The new settlers made salt production an important early industry, developed from salt springs long used by the Iroquois. The Erie Canal was constructed along the Mohawk River in the 1820s and passed through the town. It was so popular with passengers and commercial traffic that the state quickly made plans to enlarge it. During redevelopment to enlarge the canal, part of the canal was carried over the Seneca River via construction of the massive Richmond Aqueduct (1849-1856). This had 31 stone arches, and was 11 feet high and 22 feet wide. It was the second-largest aqueduct built on the Enlarged Erie and cost $125,000 to build.

The Town of Montezuma was established from the town of Mentz in 1859. The Mentz Church was listed on the National Register of Historic Places in 2004. The Seneca River Crossing Canals Historic District was listed in the NRHP in 2005.

Montezuma Heritage Park was established in the early 21st century to preserve natural and cultural resources in the canal and river area. The site is to be interpreted to tell the dynamic story of the four separate canals built in Montezuma that were developed into the current Canal System.

==Geography==
According to the United States Census Bureau, Montezuma has a total area of 48.5 km2, of which 47.2 km2 is land and 1.2 km2, or 2.53%, is water.

Most of the west town line, partly marked by the Seneca River and the Cayuga–Seneca Canal, is the border of Seneca County. The northwest town line is the border of Wayne County, also marked by the Seneca River along with the Erie Canal.

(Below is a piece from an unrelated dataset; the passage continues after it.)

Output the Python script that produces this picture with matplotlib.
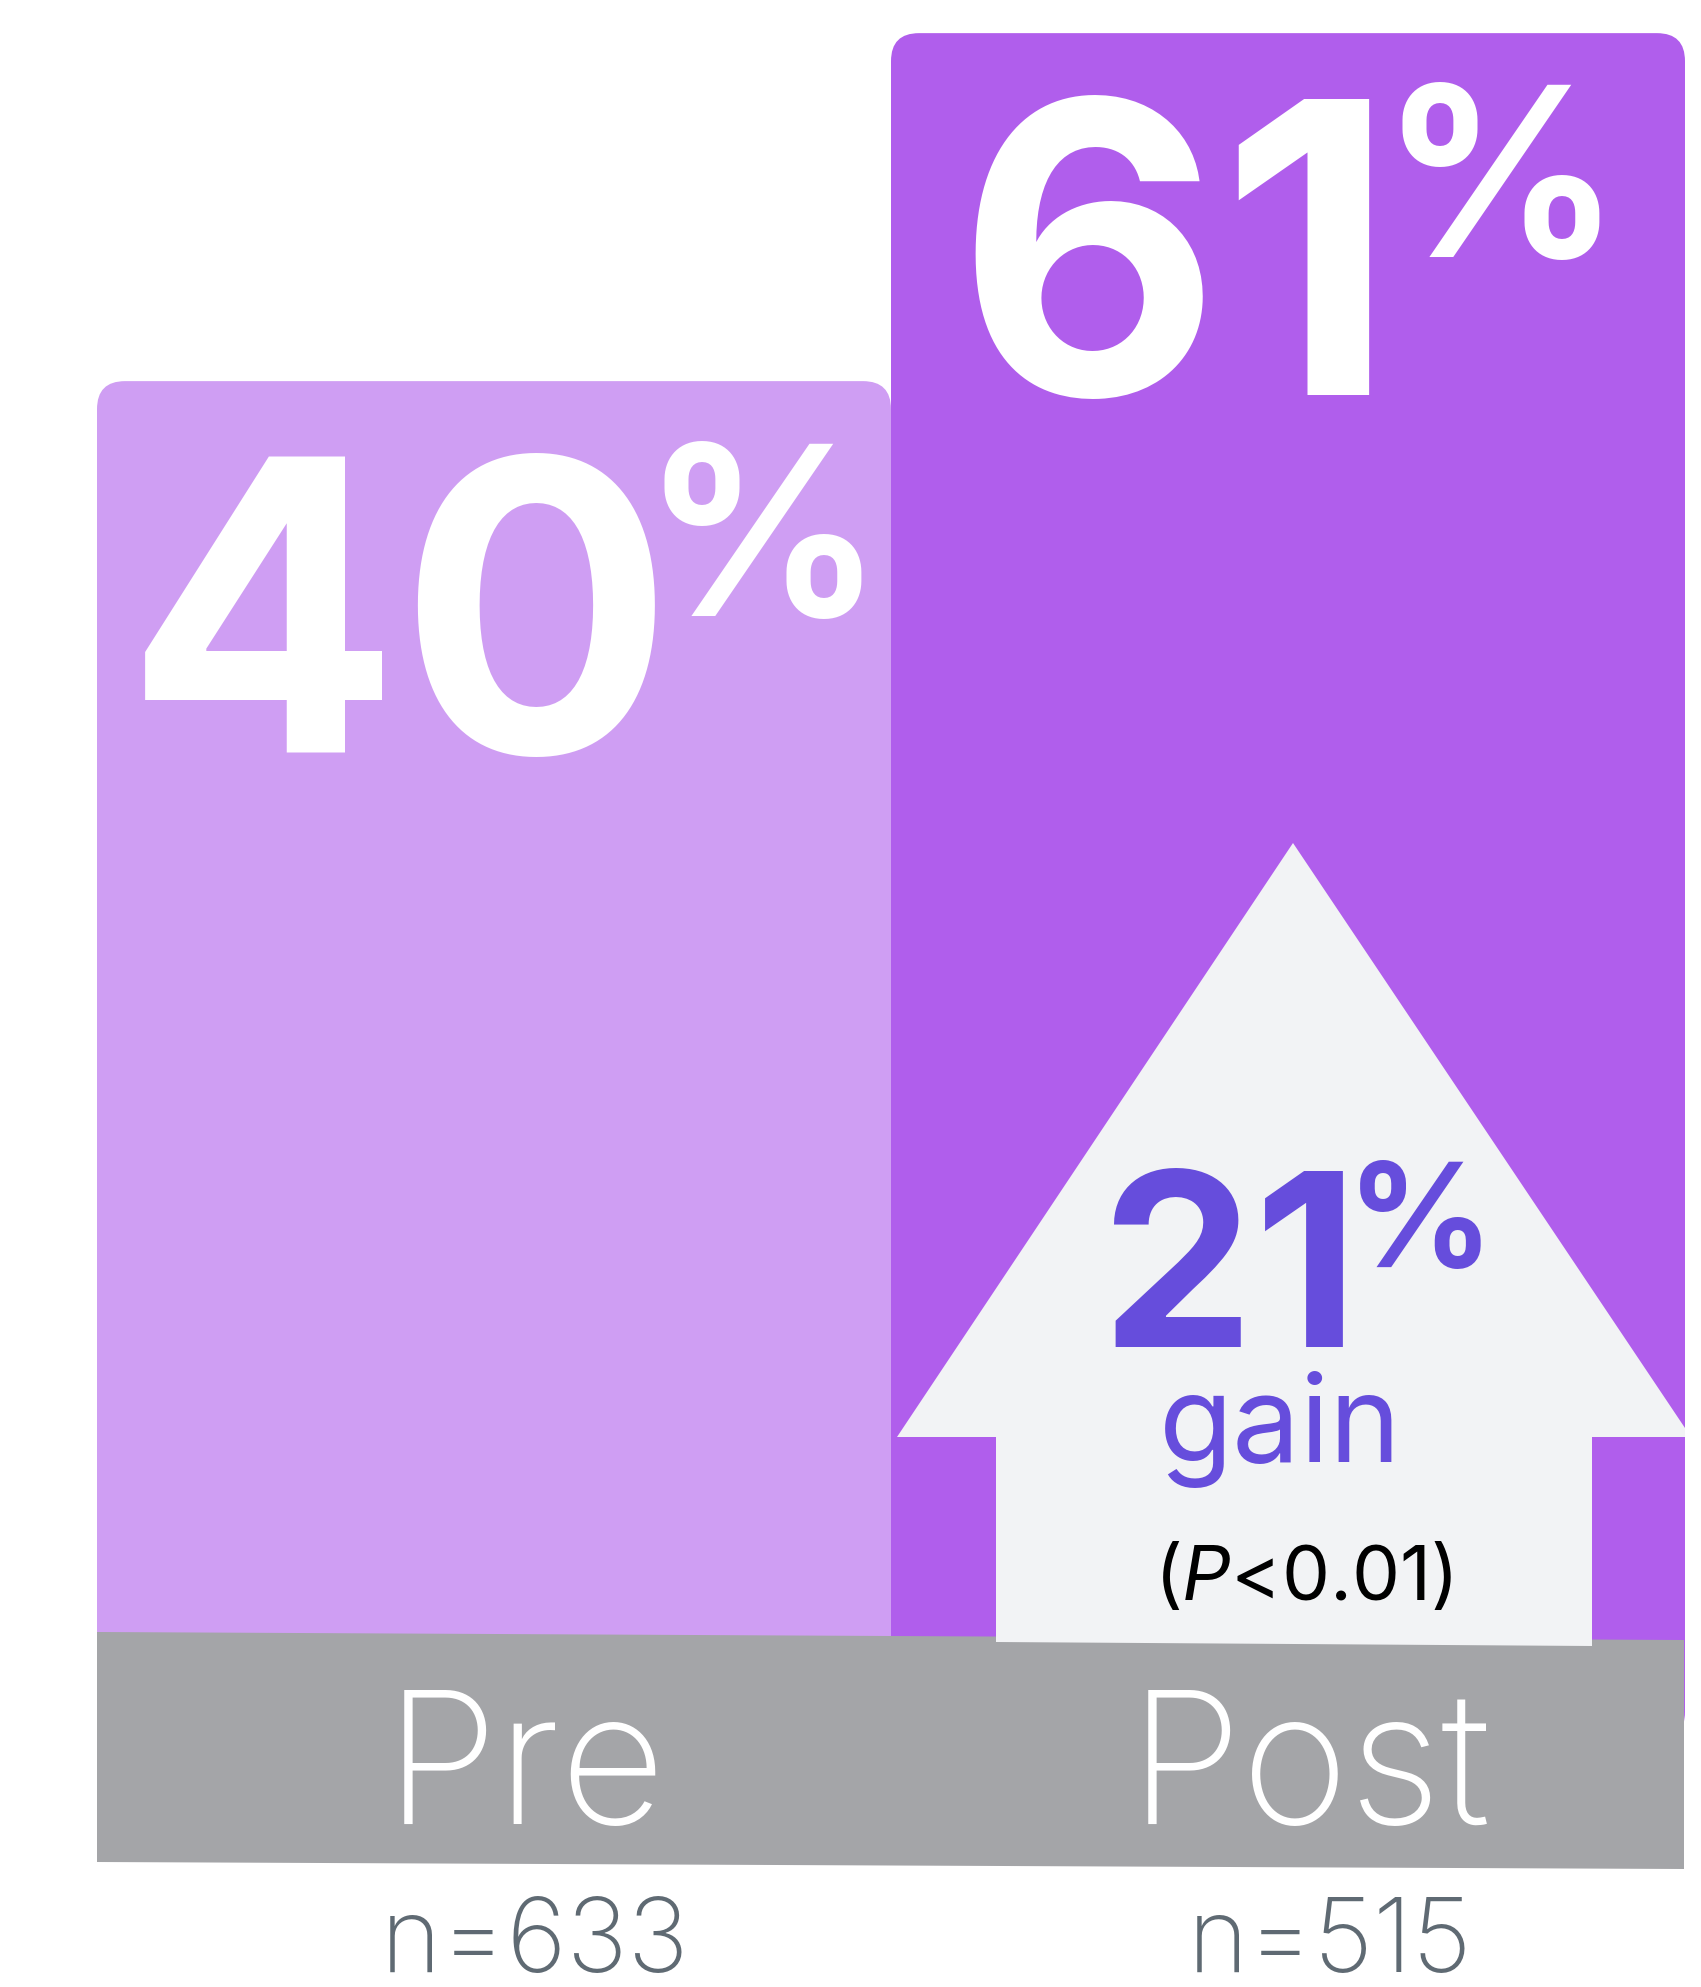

The New York State Thruway (Interstate 90) crosses the town. Conjoined US 20 and New York State Route 5 pass through the southwest corner of the town. New York State Route 90 is a north-south highway that intersects east-west New York State Route 31 north of Montezuma village.

The eastern part of the large and important Montezuma Swamp is in the Town; it is part of the Atlantic Flyway for migratory birds. Although 70 percent of the swamp's original 40,000 acres were drained for agricultural cultivation in the 19th and 20th centuries, the remaining portions are critical habitat to migratory birds and many animals.

==Demographics==

As of the census of 2000, there were 1,431 people, 498 households, and 384 families residing in the town. The population density was 78.2 PD/sqmi. There were 547 housing units at an average density of 29.9 /sqmi. The racial makeup of the town was 98.39% White, 0.07% African American, 0.42% Native American, 0.21% Asian, and 0.91% from two or more races. Hispanic or Latino of any race were 0.35% of the population.

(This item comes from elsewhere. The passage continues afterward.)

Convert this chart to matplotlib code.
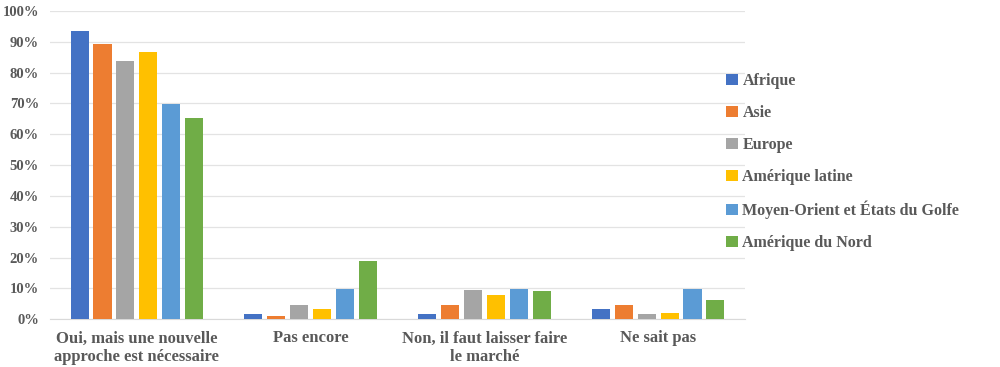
import matplotlib
matplotlib.use("Agg")
import matplotlib.pyplot as plt
import numpy as np
from matplotlib.ticker import FuncFormatter

categories = ["Oui, mais une nouvelle\napproche est nécessaire", "Pas encore",
              "Non, il faut laisser faire\nle marché", "Ne sait pas"]
series_names = ["Afrique", "Asie", "Europe", "Amérique latine",
                "Moyen-Orient et États du Golfe", "Amérique du Nord"]
afrique = [93.5, 1.6, 1.6, 3.2]
asie = [89.3, 1.1, 4.7, 4.7]
europe = [83.8, 4.5, 9.6, 1.8]
amerique_latine = [86.7, 3.2, 8.0, 2.1]
moyen_orient = [69.8, 9.8, 9.8, 9.8]
amerique_nord = [65.4, 18.8, 9.3, 6.3]
colors = ["#4472C4", "#ED7D31", "#A5A5A5", "#FFC000", "#5B9BD5", "#70AD47"]

series = [afrique, asie, europe, amerique_latine, moyen_orient, amerique_nord]

plt.rcParams['font.family'] = ['Liberation Serif', 'DejaVu Serif']
txt = "#595959"

fig = plt.figure(figsize=(10, 3.67), dpi=100)
ax = fig.add_axes([0.05, 0.13, 0.695, 0.84])
x = np.arange(len(categories))
pitch = 0.132
for i, (vals, name, c) in enumerate(zip(series, series_names, colors)):
    ax.bar(x + (i - 2.5) * pitch, vals, width=0.104, color=c, label=name, zorder=3)

ax.set_xlim(-0.5, 3.5)
ax.set_ylim(0, 100)
ax.set_yticks(np.arange(0, 101, 10))
ax.yaxis.set_major_formatter(FuncFormatter(lambda v, p: f"{int(v)}%"))
ax.grid(axis='y', color='#E3E3E3', linewidth=0.9, zorder=0)
for s in ['top', 'right', 'left']:
    ax.spines[s].set_visible(False)
ax.spines['bottom'].set_color('#D9D9D9')
ax.tick_params(axis='both', length=0, colors=txt)
ax.set_xticks(x)
ax.set_xticklabels(categories, fontsize=12, fontweight='bold', color=txt)
for lab in ax.get_yticklabels():
    lab.set_fontsize(10.5)
    lab.set_fontweight('bold')
ax.tick_params(axis='x', pad=8)
ax.tick_params(axis='y', pad=8)

leg = fig.legend(loc='upper left', bbox_to_anchor=(0.712, 0.84), frameon=False,
                 handlelength=0.7, handleheight=0.7, handletextpad=0.3,
                 labelspacing=1.0, prop={'size': 11.5, 'weight': 'bold'})
for t in leg.get_texts():
    t.set_color(txt)

fig.savefig("out.png", dpi=100)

There were 498 households, out of which 39.6% had children under the age of 18 living with them, 59.6% were married couples living together, 10.8% had a female householder with no husband present, and 22.7% were non-families. 17.3% of all households were made up of individuals, and 7.0% had someone living alone who was 65 years of age or older. The average household size was 2.87 and the average family size was 3.22.

In the town, the population was spread out, with 30.0% under the age of 18, 7.3% from 18 to 24, 30.3% from 25 to 44, 23.5% from 45 to 64, and 8.8% who were 65 years of age or older. The median age was 35 years. For every 100 females, there were 92.3 males. For every 100 females age 18 and over, there were 95.1 males.

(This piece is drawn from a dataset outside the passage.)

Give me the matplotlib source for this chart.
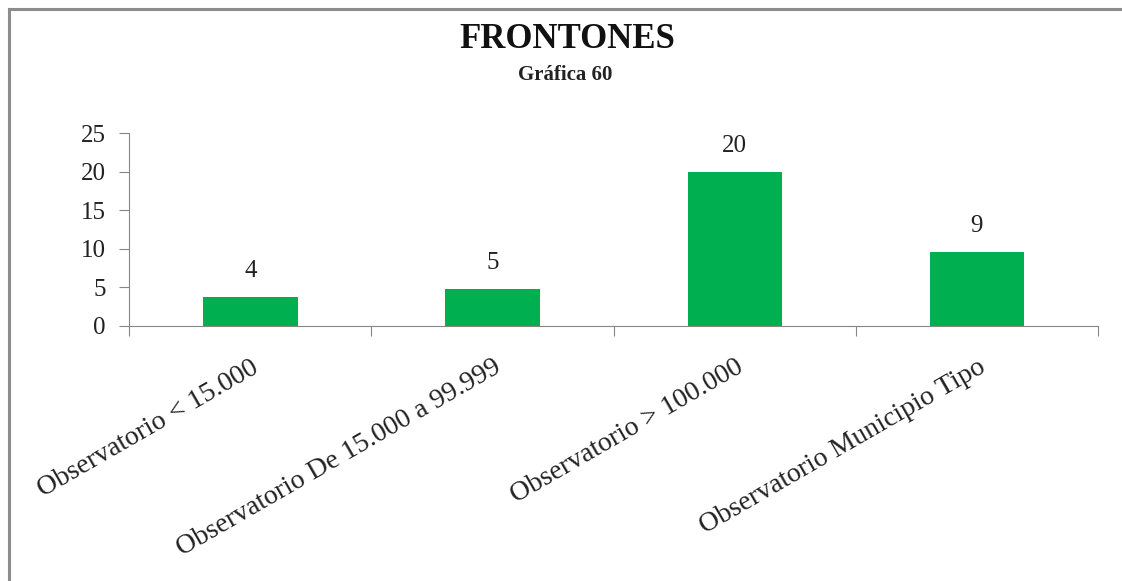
import matplotlib
matplotlib.use("Agg")
import matplotlib.pyplot as plt
from matplotlib.lines import Line2D

categories = ["Observatorio < 15.000", "Observatorio De 15.000 a 99.999",
              "Observatorio > 100.000", "Observatorio Municipio Tipo"]
values = [3.7, 4.75, 20.0, 9.55]
value_labels = ["4", "5", "20", "9"]
yticks = [0, 5, 10, 15, 20, 25]

plt.rcParams['font.family'] = ['Liberation Serif', 'DejaVu Serif']

fig = plt.figure(figsize=(11.22, 5.81), dpi=100)
ax = fig.add_axes([129.3 / 1122, (581 - 325.7) / 581, 968.7 / 1122, 192.4 / 581])

x = list(range(len(categories)))
ax.bar(x, values, width=0.39, color="#00B050", zorder=2)
for xi, v, lab in zip(x, values, value_labels):
    ax.annotate(lab, (xi, v), xytext=(0, 11), textcoords="offset points",
                ha="center", va="bottom", fontsize=18, color="#222222")

ax.set_xlim(-0.5, len(categories) - 0.5)
ax.set_ylim(0, 25)
ax.set_yticks(yticks)
ax.set_yticklabels([str(t) for t in yticks], fontsize=18, color="#222222")

ax.set_xticks([i - 0.5 for i in range(len(categories) + 1)], minor=False)
ax.set_xticklabels([])
ax.set_xticks(x, minor=True)
ax.set_xticklabels(categories, minor=True, rotation=30, ha="right",
                   rotation_mode="anchor", fontsize=20, color="#222222")
ax.tick_params(axis="x", which="minor", length=0, pad=21)
ax.tick_params(axis="x", which="major", length=7, color="#868686", direction="out")
ax.tick_params(axis="y", length=7, color="#868686", direction="out", pad=10)
for t in ax.get_xticklabels(minor=True):
    t.set_va("top")

for s in ["top", "right"]:
    ax.spines[s].set_visible(False)
ax.spines["left"].set_color("#868686")
ax.spines["bottom"].set_color("#868686")

fig.text(567 / 1122, 1 - 39 / 581, "FRONTONES", ha="center", va="center",
         fontsize=25, fontweight="bold", color="#111111")
fig.text(565 / 1122, 1 - 75 / 581, "Gráfica 60", ha="center", va="center",
         fontsize=15, fontweight="bold", color="#222222")

fig.add_artist(Line2D([8.5 / 1122, 8.5 / 1122], [0, 1 - 8.5 / 581],
                      transform=fig.transFigure, color="#8c8c8c", lw=2.2))
fig.add_artist(Line2D([8.5 / 1122, 1], [1 - 8.5 / 581, 1 - 8.5 / 581],
                      transform=fig.transFigure, color="#8c8c8c", lw=2.2))

fig.savefig("out.png", dpi=100)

The median income for a household in the town was $40,769, and the median income for a family was $44,808. Males had a median income of $31,518 versus $22,885 for females. The per capita income for the town was $15,551. About 10.7% of families and 15.4% of the population were below the poverty line, including 24.3% of those under age 18 and 10.2% of those age 65 or over.

Historical population
| Census | Pop. | Note | %± |
| 1860 | 1,439 |  | — |
| 1870 | 1,292 |  | −10.2% |
| 1880 | 1,294 |  | 0.2% |
| 1890 | 1,047 |  | −19.1% |
| 1900 | 991 |  | −5.3% |
| 1910 | 941 |  | −5.0% |
| 1920 | 669 |  | −28.9% |
| 1930 | 690 |  | 3.1% |
| 1940 | 746 |  | 8.1% |
| 1950 | 769 |  | 3.1% |
| 1960 | 743 |  | −3.4% |
| 1970 | 857 |  | 15.3% |
| 1980 | 1,125 |  | 31.3% |
| 1990 | 1,280 |  | 13.8% |
| 2000 | 1,431 |  | 11.8% |
| 2010 | 1,277 |  | −10.8% |
| 2016 (est.) | 1,239 |  | −3.0% |
U.S. Decennial Census

== Communities and locations in Montezuma ==
- Fox Ridge - A hamlet by the Erie Canal and the northern Town line.
- Free Bridge Corners - A location in the southwestern corner of the Town.
- Montezuma - A hamlet in the northwestern part of the Town. NY-90 north of the Thruway was constructed here. It was incorporated as a village in 1866, but later abandoned that status.
- Montezuma National Wildlife Refuge - A conservation area on the western side of the Town.
- Northern Montezuma Wildlife Management Area - Part of this state conservation area is in the northern part of the Town.
- Montezuma Station A hamlet geographically between Fox Ridge, and Willow Grove.
- Willow Grove - A hamlet near the western Town line, located next to the Erie Canal.